#### [REQUEST]
Identify the lines that include the word "this", then copy all of them.

#### [RECORDS FOR PROCESSING]

━━━━━━━━━━━━━━━━

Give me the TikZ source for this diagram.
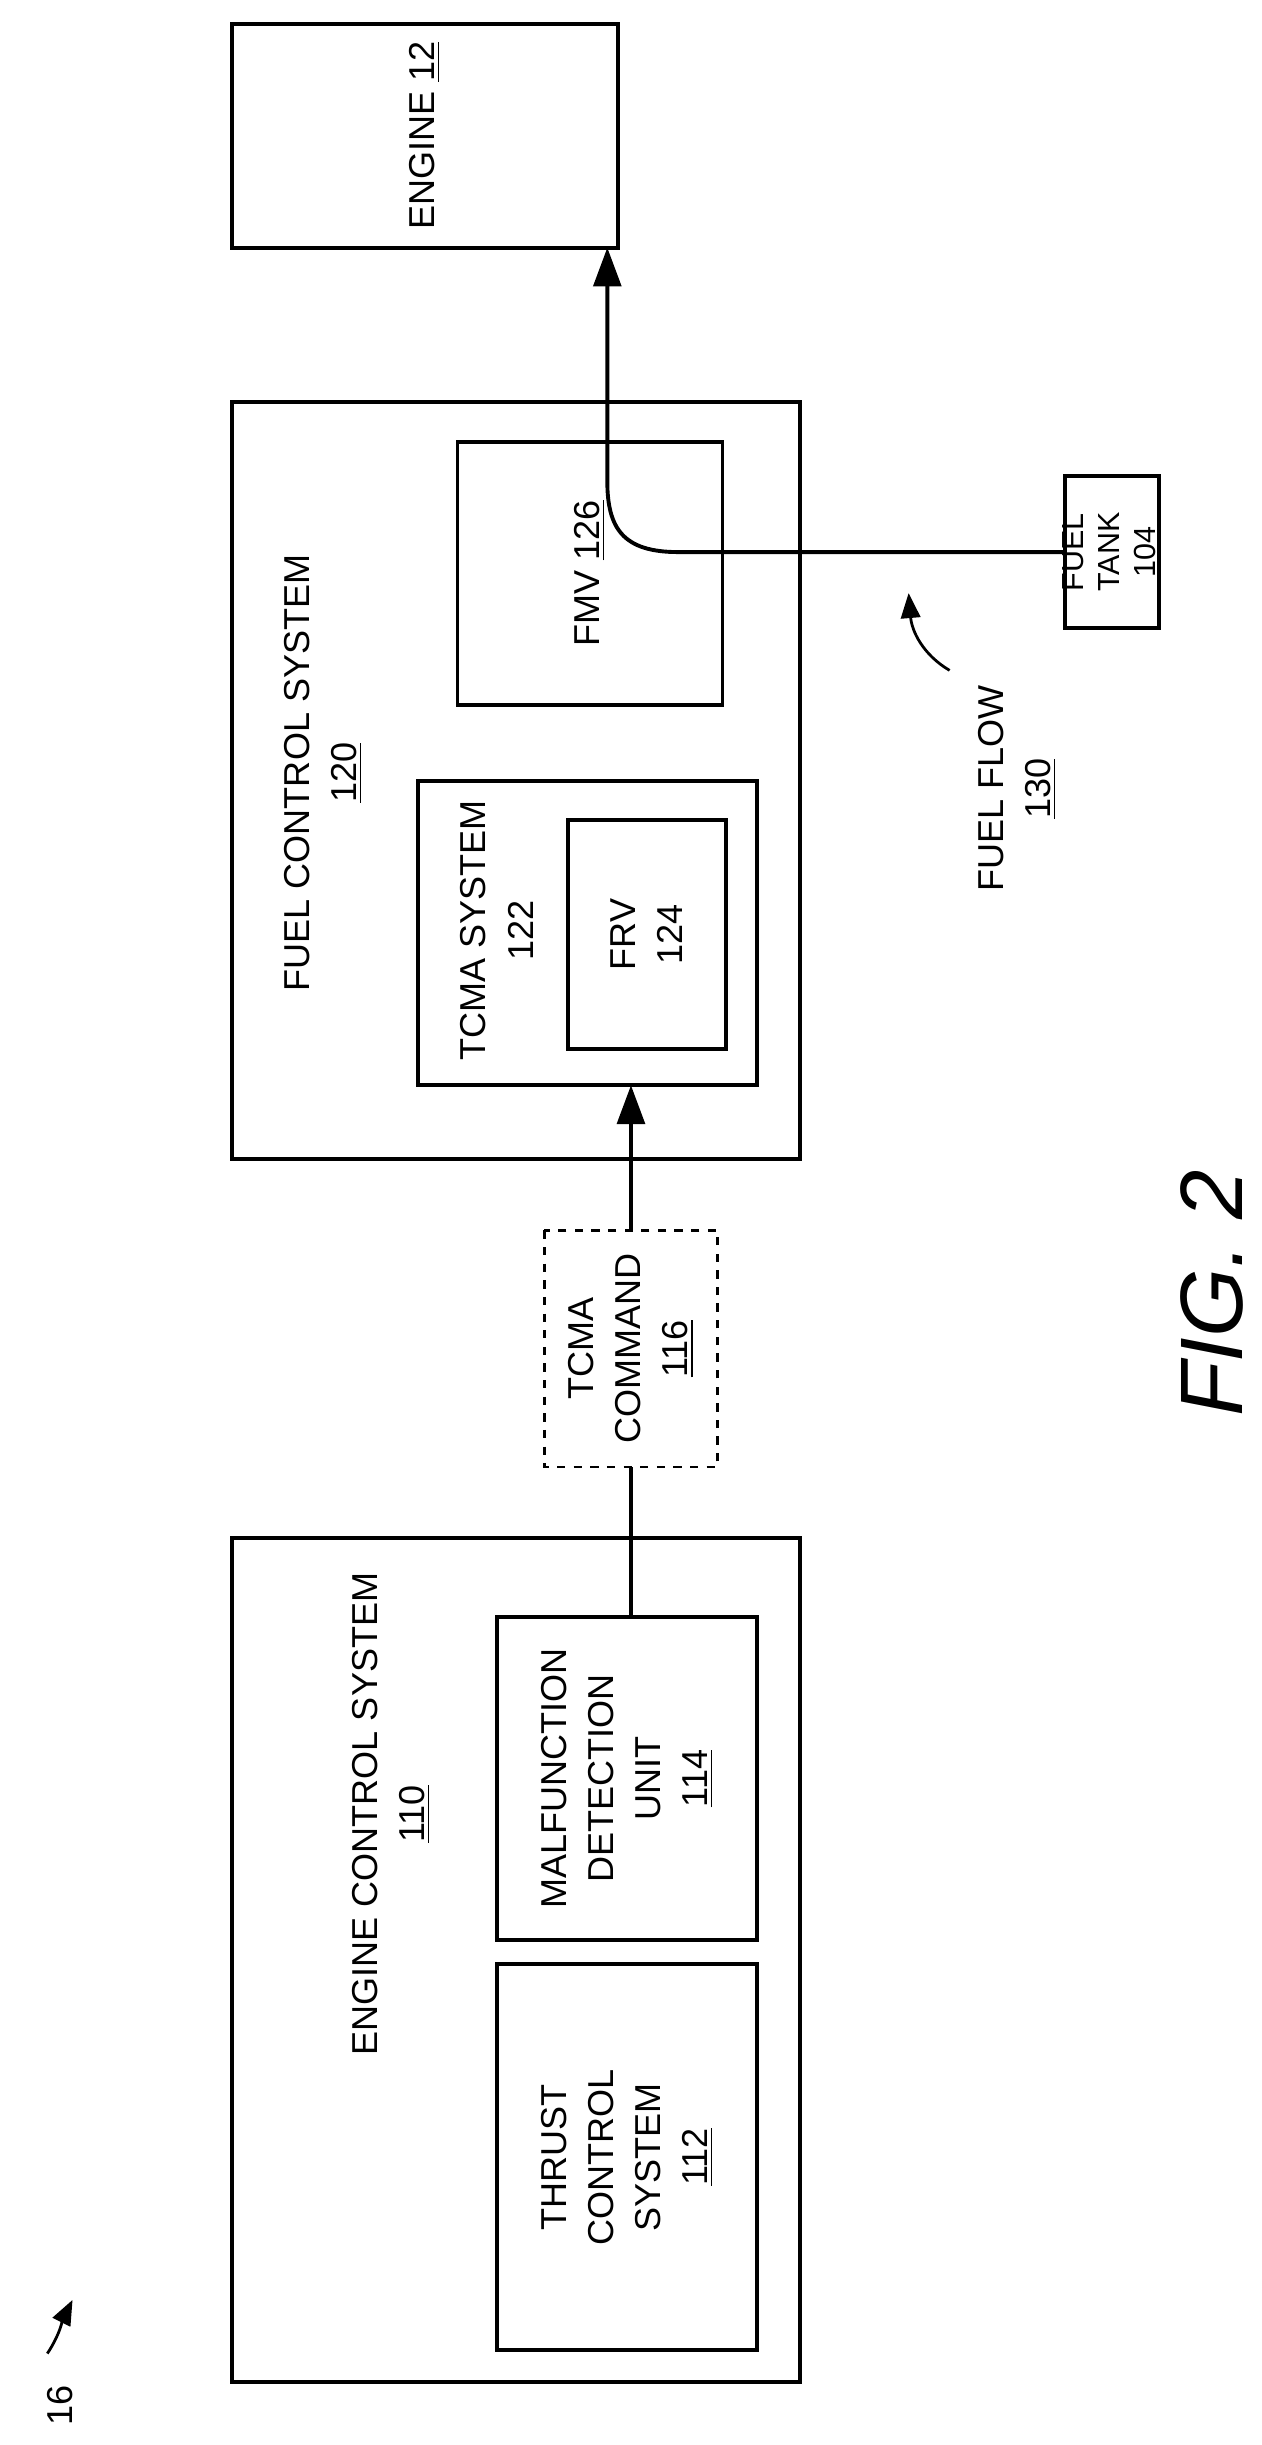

━━━━━━━━━━━━━━━━

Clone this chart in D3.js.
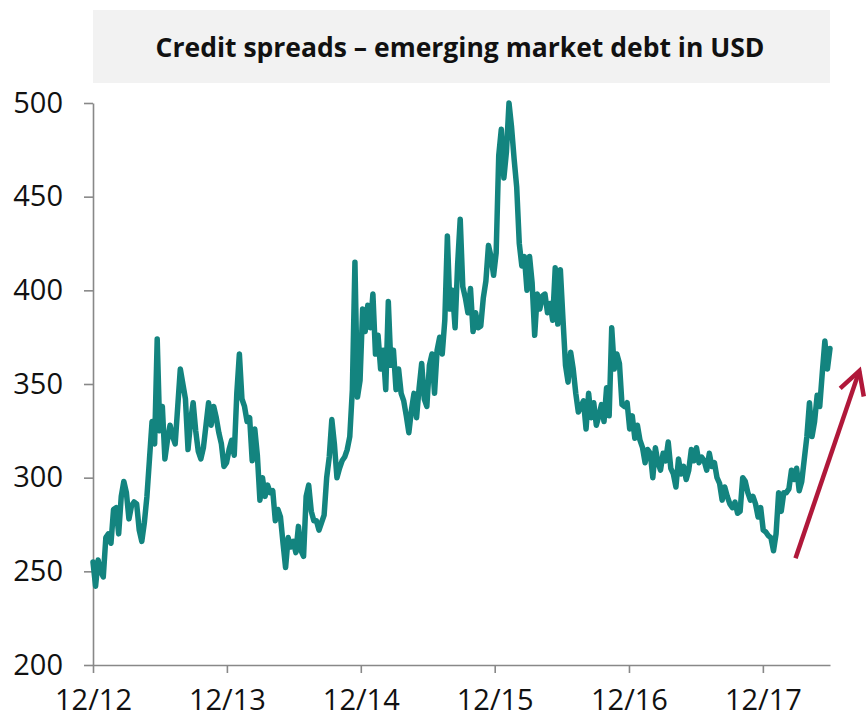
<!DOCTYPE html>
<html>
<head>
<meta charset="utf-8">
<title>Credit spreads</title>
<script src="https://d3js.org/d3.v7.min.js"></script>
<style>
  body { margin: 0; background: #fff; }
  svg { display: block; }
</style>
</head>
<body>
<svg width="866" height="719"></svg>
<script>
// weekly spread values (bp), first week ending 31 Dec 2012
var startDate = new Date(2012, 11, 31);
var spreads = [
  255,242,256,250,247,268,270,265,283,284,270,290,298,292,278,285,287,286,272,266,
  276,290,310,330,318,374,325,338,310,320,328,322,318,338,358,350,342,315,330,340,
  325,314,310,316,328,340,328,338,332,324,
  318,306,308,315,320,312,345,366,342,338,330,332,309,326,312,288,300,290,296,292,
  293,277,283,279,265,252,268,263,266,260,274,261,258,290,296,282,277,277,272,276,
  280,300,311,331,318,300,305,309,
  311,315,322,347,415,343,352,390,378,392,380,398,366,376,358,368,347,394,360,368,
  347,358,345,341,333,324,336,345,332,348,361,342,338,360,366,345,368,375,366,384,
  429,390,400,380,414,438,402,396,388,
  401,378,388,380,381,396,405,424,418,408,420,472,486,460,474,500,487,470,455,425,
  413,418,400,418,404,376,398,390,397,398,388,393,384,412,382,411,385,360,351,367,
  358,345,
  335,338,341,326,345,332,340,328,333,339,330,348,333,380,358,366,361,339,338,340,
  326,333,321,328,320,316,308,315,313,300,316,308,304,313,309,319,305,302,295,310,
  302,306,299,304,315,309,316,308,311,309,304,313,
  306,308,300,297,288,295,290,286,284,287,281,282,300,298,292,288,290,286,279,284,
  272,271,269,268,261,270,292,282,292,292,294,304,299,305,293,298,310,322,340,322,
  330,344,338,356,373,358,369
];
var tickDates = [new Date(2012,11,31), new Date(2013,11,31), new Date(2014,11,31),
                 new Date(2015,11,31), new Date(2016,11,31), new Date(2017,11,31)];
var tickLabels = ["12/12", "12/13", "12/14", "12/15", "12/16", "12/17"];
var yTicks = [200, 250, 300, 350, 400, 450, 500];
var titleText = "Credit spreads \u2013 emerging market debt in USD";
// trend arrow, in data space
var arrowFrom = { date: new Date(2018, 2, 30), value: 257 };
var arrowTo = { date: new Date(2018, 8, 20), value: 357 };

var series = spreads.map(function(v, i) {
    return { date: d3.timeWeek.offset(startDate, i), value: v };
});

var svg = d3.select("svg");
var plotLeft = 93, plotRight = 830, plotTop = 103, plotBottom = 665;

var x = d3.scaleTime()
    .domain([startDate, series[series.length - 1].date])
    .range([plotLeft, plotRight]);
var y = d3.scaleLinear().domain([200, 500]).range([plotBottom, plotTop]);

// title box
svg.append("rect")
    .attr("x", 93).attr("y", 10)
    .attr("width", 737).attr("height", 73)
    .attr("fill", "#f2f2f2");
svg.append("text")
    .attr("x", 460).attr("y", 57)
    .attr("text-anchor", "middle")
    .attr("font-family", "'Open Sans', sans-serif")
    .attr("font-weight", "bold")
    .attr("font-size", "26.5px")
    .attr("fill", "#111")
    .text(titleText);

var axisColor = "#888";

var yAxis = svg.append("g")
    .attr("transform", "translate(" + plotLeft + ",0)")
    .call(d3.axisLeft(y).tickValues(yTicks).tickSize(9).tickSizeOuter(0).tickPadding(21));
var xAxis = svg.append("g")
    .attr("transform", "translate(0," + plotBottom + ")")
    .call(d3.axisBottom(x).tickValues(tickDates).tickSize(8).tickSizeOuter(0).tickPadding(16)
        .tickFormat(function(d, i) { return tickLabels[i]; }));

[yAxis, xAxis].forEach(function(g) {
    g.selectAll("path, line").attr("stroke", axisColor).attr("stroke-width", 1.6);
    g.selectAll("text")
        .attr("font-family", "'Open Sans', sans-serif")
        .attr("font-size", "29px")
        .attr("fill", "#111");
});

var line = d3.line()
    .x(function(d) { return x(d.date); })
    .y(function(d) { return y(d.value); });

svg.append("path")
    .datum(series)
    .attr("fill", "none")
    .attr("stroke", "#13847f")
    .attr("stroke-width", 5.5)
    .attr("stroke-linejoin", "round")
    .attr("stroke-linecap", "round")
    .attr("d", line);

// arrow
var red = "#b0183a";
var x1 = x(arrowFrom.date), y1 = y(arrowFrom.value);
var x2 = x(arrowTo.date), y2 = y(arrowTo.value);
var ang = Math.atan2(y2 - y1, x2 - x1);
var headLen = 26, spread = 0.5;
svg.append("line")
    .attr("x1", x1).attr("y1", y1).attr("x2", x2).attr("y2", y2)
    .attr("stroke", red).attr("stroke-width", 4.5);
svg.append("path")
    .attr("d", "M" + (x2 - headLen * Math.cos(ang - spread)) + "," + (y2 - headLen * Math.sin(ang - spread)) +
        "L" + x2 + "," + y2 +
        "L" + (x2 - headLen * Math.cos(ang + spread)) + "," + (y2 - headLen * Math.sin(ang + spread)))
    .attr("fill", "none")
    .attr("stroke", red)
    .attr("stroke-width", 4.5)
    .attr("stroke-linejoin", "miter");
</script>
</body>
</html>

━━━━━━━━━━━━━━━━

#### [COMPLETED TASK]
Give me the TikZ source for this diagram.
Clone this chart in D3.js.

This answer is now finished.